Integration with Pkg-Config

The last part that is covered for autoconf is how to integrate pkg-config support into the projects when using configure.ac.

Pkg-config comes with a macro package (pkg.m4), which contains some useful macros for integration. The best documentation for these can be found in the pkg-config manual pages.

For the purpose of this example, only one macro is used, PKG_CHECK_MODULES, which is used as part of configure.ac for pkg-config integration

# Check whether the necessary pkg-config packages are present. The
# PKG_CHECK_MODULES macro is supplied by pkg-config
# (/usr/share/aclocal/).
#
# The first parameter is the variable name prefix that is
# used to create two variables: one to hold the CFLAGS required by
# the packages, and one to hold the LDFLAGS (LIBS) required by the
# packages.

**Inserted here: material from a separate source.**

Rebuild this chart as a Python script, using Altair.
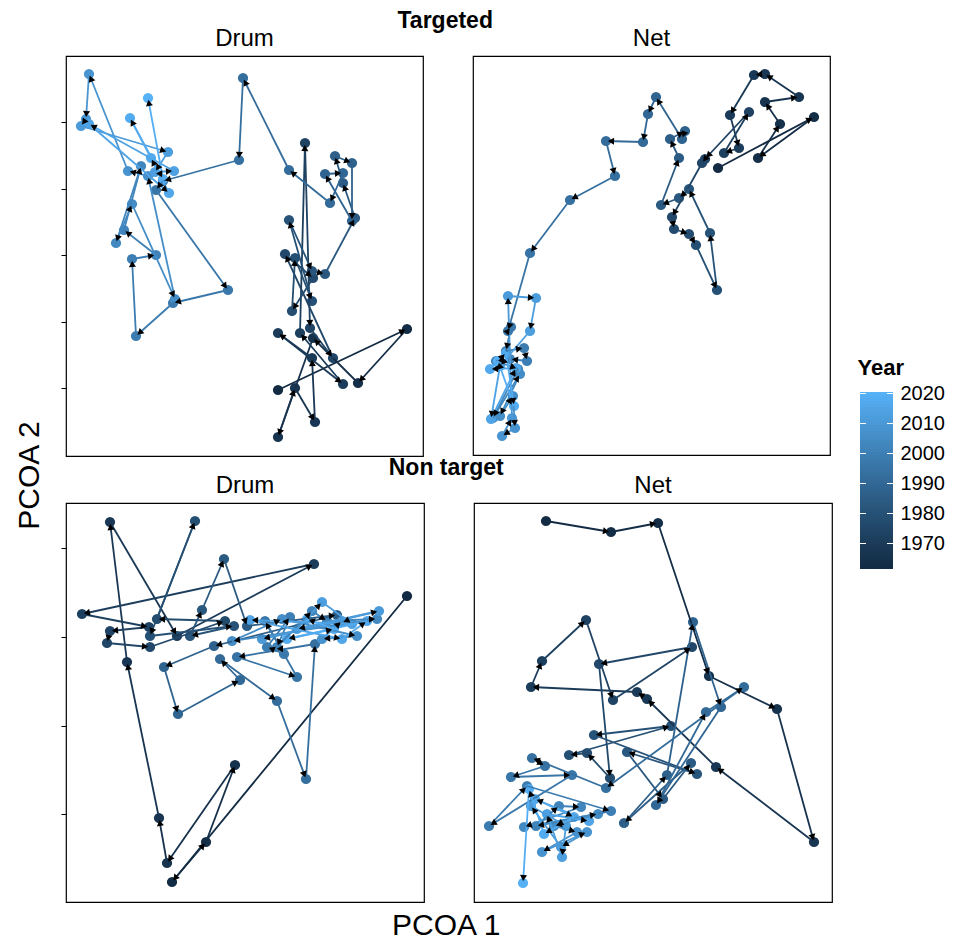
import altair as alt
import pandas as pd
import numpy as np

years = list(range(1962, 2021))

# Targeted - Drum
td_x = [2.12, 3.41, 2.92, 2.47, 2.12, 2.29, 2.49, 2.46, 2.12, 2.77, 2.34, 2.39, 2.44, 2.67, 2.19, 2.47,
        2.26, 2.29, 2.46, 2.23, 2.46, 2.59, 2.89, 2.77, 2.69, 2.86, 2.86, 2.59, 2.77, 2.64, 2.23, 1.77,
        1.73, 0.97, 0.90, 1.62, 1.07, 0.70, 0.66, 0.90, 0.58, 0.75, 0.50, 0.66, 1.09, 0.82, 0.62, 0.23,
        0.20, 0.15, 1.02, 0.89, 1.08, 0.23, 1.03, 0.85, 0.64, 0.97, 0.82]
td_y = [0.66, 1.27, 0.73, 1.18, 0.19, 0.68, 0.34, 0.98, 1.23, 0.72, 1.23, 3.13, 1.28, 0.98, 2.02, 1.78,
        1.45, 1.98, 1.55, 2.36, 1.85, 1.82, 2.38, 2.73, 3.00, 2.93, 2.35, 2.82, 2.83, 2.53, 2.86, 3.78,
        2.96, 2.75, 2.66, 1.66, 1.53, 1.20, 1.97, 2.01, 2.26, 2.90, 2.13, 2.52, 1.57, 2.80, 2.85, 3.82,
        3.37, 3.30, 3.04, 2.84, 2.85, 3.32, 2.63, 2.98, 3.38, 2.77, 3.58]

# Targeted - Net
tn_x = [2.45, 3.41, 2.85, 3.07, 2.92, 3.26, 2.92, 2.81, 2.57, 2.66, 2.51, 2.76, 2.32, 2.29, 1.99, 2.01,
        2.16, 2.23, 2.44, 2.37, 2.16, 2.06, 1.88, 2.06, 1.97, 2.12, 2.09, 1.83, 1.75, 1.70, 1.33, 1.42,
        0.97, 0.57, 0.35, 0.38, 0.33, 0.51, 0.54, 0.37, 0.23, 0.45, 0.20, 0.47, 0.27, 0.40, 0.42, 0.29,
        0.39, 0.35, 0.63, 0.57, 0.27, 0.18, 0.43, 0.17, 0.33, 0.41, 0.25]
tn_y = [2.87, 3.38, 2.97, 3.31, 3.53, 3.58, 3.81, 3.80, 3.40, 3.07, 3.02, 3.43, 2.96, 2.92, 2.38, 2.26,
        2.21, 2.10, 1.65, 2.22, 2.66, 2.57, 2.50, 2.97, 3.16, 3.24, 3.16, 3.58, 3.41, 3.13, 3.14, 2.79,
        2.55, 2.02, 1.24, 1.28, 1.04, 1.07, 0.94, 0.96, 0.94, 0.86, 0.37, 0.81, 0.39, 0.59, 0.27, 0.19,
        0.37, 1.59, 1.57, 1.24, 0.89, 0.36, 0.87, 0.86, 1.02, 0.49, 0.94]

# Non target - Drum
nd_x = [3.41, 1.06, 1.40, 1.69, 1.01, 0.93, 0.61, 0.44, 1.11, 2.48, 0.16, 0.83, 0.44, 0.41, 0.84, 1.59,
        0.91, 1.29, 0.84, 1.68, 1.24, 1.36, 1.58, 1.81, 2.71, 1.48, 0.98, 1.12, 1.74, 1.54, 2.11, 2.40,
        2.49, 1.71, 2.31, 1.99, 2.18, 2.01, 2.24, 2.11, 2.46, 2.61, 3.11, 1.66, 2.16, 2.91, 2.56, 2.76,
        1.96, 3.13, 2.31, 2.56, 2.86, 1.84, 2.76, 3.01, 2.21, 2.68, 2.41]
nd_y = [3.06, 0.20, 0.60, 1.37, 0.39, 0.84, 2.40, 3.80, 2.66, 3.38, 2.88, 2.75, 2.71, 2.59, 2.55, 2.81,
        2.83, 3.81, 2.66, 2.76, 2.66, 2.92, 3.43, 2.76, 2.87, 2.56, 2.35, 1.88, 2.22, 2.43, 2.01, 1.23,
        2.58, 2.45, 2.25, 2.81, 2.48, 2.55, 2.85, 2.55, 2.91, 2.81, 2.83, 2.61, 2.83, 2.66, 2.63, 2.81,
        2.63, 2.91, 2.73, 3.00, 2.78, 2.82, 2.63, 2.81, 2.63, 2.73, 2.83]

# Non target - Net
nn_x = [0.72, 1.37, 1.84, 2.35, 3.03, 3.40, 2.42, 1.73, 1.63, 0.57, 0.68, 1.12, 1.39, 2.18, 1.25, 1.36,
        1.13, 0.95, 1.97, 1.20, 2.23, 1.53, 1.89, 2.17, 1.50, 1.93, 2.19, 2.47, 1.82, 2.32, 2.70, 1.32,
        0.58, 0.71, 0.37, 0.98, 0.15, 0.53, 1.37, 0.62, 0.85, 1.07, 0.50, 1.24, 0.80, 1.03, 0.68, 1.13,
        0.87, 0.57, 0.92, 0.88, 0.73, 1.15, 0.61, 1.00, 0.70, 0.55, 0.49]
nn_y = [3.81, 3.70, 3.79, 2.26, 1.93, 0.60, 1.35, 2.03, 2.10, 2.15, 2.41, 2.82, 2.02, 2.55, 2.38, 1.24,
        1.49, 1.47, 1.76, 1.67, 1.28, 1.50, 1.03, 1.39, 0.79, 1.27, 2.80, 1.95, 0.97, 1.90, 2.15, 1.14,
        1.44, 1.36, 1.25, 1.27, 0.76, 1.16, 0.91, 0.76, 0.96, 0.95, 0.75, 0.88, 0.76, 0.70, 0.50, 0.70,
        0.55, 0.96, 0.76, 0.45, 0.88, 0.81, 1.03, 0.85, 0.68, 1.13, 0.19]

drum_ticks_targeted = [0.68, 1.34, 2.01, 2.67, 3.34]
drum_ticks_nontarget = [0.88, 1.76, 2.65, 3.54]
legend_years = [1970, 1980, 1990, 2000, 2010, 2020]

FONT = "Liberation Sans"
LOW, HIGH = "#132B43", "#56B1F7"


def year_scale():
    return alt.Scale(domain=[1962, 2020], range=[LOW, HIGH], interpolate="lab")


color_enc = alt.Color("Year:Q", scale=year_scale(), legend=None)
stroke_enc = alt.Stroke("Year:Q", scale=year_scale(), legend=None)


def panel(xs, ys, title, w, h, yticks=None):
    xmax, ymax = w / 100.0, h / 100.0
    sx, sy = w / xmax, h / ymax
    pts = pd.DataFrame({"Year": years, "x": xs, "y": ys})
    seg = pd.DataFrame({"Year": years[:-1], "x": xs[:-1], "y": ys[:-1],
                        "x2": xs[1:], "y2": ys[1:]})
    dxp = (seg["x2"] - seg["x"]) * sx
    dyp = (seg["y2"] - seg["y"]) * sy
    L = np.hypot(dxp, dyp).replace(0, 1)
    back = 5.0
    seg["ax"] = seg["x2"] - dxp / L * back / sx
    seg["ay"] = seg["y2"] - dyp / L * back / sy
    seg["ang"] = np.degrees(np.arctan2(dxp, dyp)) % 360

    xs_ = alt.Scale(domain=[0, xmax], nice=False, zero=False)
    ys_ = alt.Scale(domain=[0, ymax], nice=False, zero=False)
    if yticks is not None:
        yaxis = alt.Axis(values=yticks, labels=False, title=None, grid=False, domain=False,
                         ticks=True, tickSize=5, tickColor="black", tickWidth=1)
    else:
        yaxis = None

    base_pts = alt.Chart(pts).mark_circle(size=105, opacity=1).encode(
        x=alt.X("x:Q", scale=xs_, axis=None),
        y=alt.Y("y:Q", scale=ys_, axis=yaxis),
        color=color_enc,
    )
    rules = alt.Chart(seg).mark_rule(strokeWidth=1.8).encode(
        x=alt.X("x:Q", scale=xs_, axis=None),
        y=alt.Y("y:Q", scale=ys_, axis=yaxis),
        x2="x2:Q", y2="y2:Q",
        stroke=stroke_enc,
    )
    arrows = alt.Chart(seg).mark_point(shape="triangle-up", filled=True, color="black",
                                       size=50, opacity=1).encode(
        x=alt.X("ax:Q", scale=xs_, axis=None),
        y=alt.Y("ay:Q", scale=ys_, axis=yaxis),
        angle=alt.Angle("ang:Q", scale=None),
    )
    return alt.layer(base_pts, rules, arrows).properties(
        width=w, height=h,
        title=alt.Title(title, fontSize=24, font=FONT, fontWeight="normal",
                        anchor="middle", offset=5, color="black"),
    )


p1 = panel(td_x, td_y, "Drum", 357, 400, drum_ticks_targeted)
p2 = panel(tn_x, tn_y, "Net", 357, 399)
p3 = panel(nd_x, nd_y, "Drum", 358, 399, drum_ticks_nontarget)
p4 = panel(nn_x, nn_y, "Net", 358, 399)

row1 = alt.hconcat(p1, p2, spacing=48).properties(
    title=alt.Title("Targeted", fontSize=23, font=FONT, fontWeight="bold",
                    anchor="middle", offset=-7, color="black"))
row2 = alt.hconcat(p3, p4, spacing=48).properties(
    title=alt.Title("Non target", fontSize=23, font=FONT, fontWeight="bold",
                    anchor="middle", offset=-7, color="black"))

inner = alt.vconcat(row1, row2, spacing=0).properties(
    title=alt.Title("PCOA 1", orient="bottom", fontSize=30, font=FONT, fontWeight="normal",
                    anchor="middle", offset=8, color="black"))

# Colour bar (one thin cell per year, drawn through the shared colour scale)
bar_df = pd.DataFrame({"Year": years})
bar_df["lo"] = bar_df["Year"] - 0.5
bar_df["hi"] = bar_df["Year"] + 0.5
tick_df = pd.DataFrame({"Year": legend_years})
ly = alt.Scale(domain=[1961.5, 2020.5], nice=False, zero=False)
legend_axis = alt.Axis(orient="right", values=legend_years, format="d", title=None,
                       domain=False, ticks=False, grid=False, labelFontSize=20,
                       labelFont=FONT, labelColor="black", labelPadding=7,
                       labelOverlap=False)
bar = alt.Chart(bar_df).mark_rect().encode(
    y=alt.Y("lo:Q", scale=ly, axis=legend_axis),
    y2="hi:Q",
    color=color_enc,
)
tl = alt.Chart(tick_df).mark_rule(color="white", strokeWidth=1).encode(
    y=alt.Y("Year:Q", scale=ly, axis=legend_axis), x=alt.value(0), x2=alt.value(6))
tr = alt.Chart(tick_df).mark_rule(color="white", strokeWidth=1).encode(
    y=alt.Y("Year:Q", scale=ly, axis=legend_axis), x=alt.value(27), x2=alt.value(33))
legend_view = alt.layer(bar, tl, tr).properties(
    width=33, height=177,
    view=alt.ViewBackground(stroke=None),
    title=alt.Title("Year", fontSize=22, font=FONT, fontWeight="bold", anchor="start",
                    offset=4, color="black", dx=-2),
)
spacer = alt.Chart(pd.DataFrame({"v": [0]})).mark_point(opacity=0).encode(
    x=alt.value(0), y=alt.value(0)
).properties(width=33, height=300, view=alt.ViewBackground(stroke=None))

legend_col = alt.vconcat(spacer, legend_view, spacing=0)

chart = alt.hconcat(inner, legend_col, spacing=24).properties(
    title=alt.Title("PCOA 2", orient="left", fontSize=30, font=FONT, fontWeight="normal",
                    anchor="middle", offset=25, dy=10, color="black"),
    padding={"left": 14, "top": 10, "right": 5, "bottom": 0},
).configure_view(stroke="black", strokeWidth=1.2).configure_concat(spacing=0)

chart.save("out.html", embed_options={"renderer": "svg", "actions": False})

The variable name prefix (HHW) can be chosen freely.
PKG_CHECK_MODULES(HHW, gtk+-2.0 hildon-1 hildon-fm-2 gnome-vfs-2.0 \
                       gconf-2.0 libosso)
# At this point HHW_CFLAGS contains the necessary compiler flags
# and HHW_LIBS contains the linker options necessary for all the
# packages listed above.
#
# Add the pkg-config supplied values to the ones that are used by
# Makefile or supplied by the user running ./configure.
CFLAGS="$HHW_CFLAGS $CFLAGS"
LIBS="$HHW_LIBS $LIBS"

The proper placing for this code is after all the AC_PROG_* checks and before the AC_OUTPUT macros (so that the build flags may affect the substituted files).

Check also the validity of the package names by using:

pkg-config --list-all

to make sure you do not try to get the wrong library information.